Don’t get me wrong I am not asking for nor expecting pity. I simply want a fair opportunity to recover from my failure and to contribute way more than I took in my desperation and lapse in judgment. I had no idea that a 63 month sentence would become a life sentence. In short, I want my second chance.

Consider this example: My team and I have been hard at work building an incredible fintech company that has tremendous potential to do a lot of good in the world and yet no matter how much someone likes me when they get to know me, and regardless of how much they love what we are building, they simply have to plug my name into Google and suddenly opportunities disappear.

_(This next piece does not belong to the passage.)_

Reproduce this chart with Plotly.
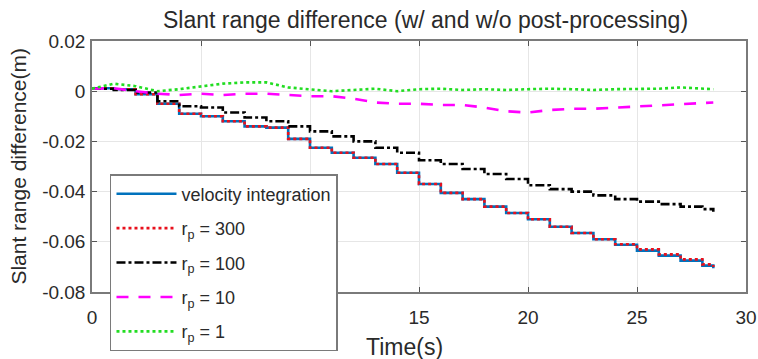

Now, I get that there are very dangerous people in this world with nefarious intentions that are both overt and covert. So I can understand the need for making the public aware of certain things. However, where is the statute of limitations and when is a debt to society actually paid?

I am a peaceful, people-loving guy who made a terrible mistake, that I completely take responsibility for and yet one small window of my life continues to hinder my progress in spite of my glass always half-full mentality. So after reading this I ask you to consider if you think this is fair? However, before you answer I ask you to also consider and compare failures of character that you have had that Google knows nothing about and how might your answer change if they did?

In closing, make no mistake about it, I am not now nor have I ever chosen victim status. I will win and overcome my failures, simply because I have decided to do so! After all, I owe myself and the world the impact and service of my second chance.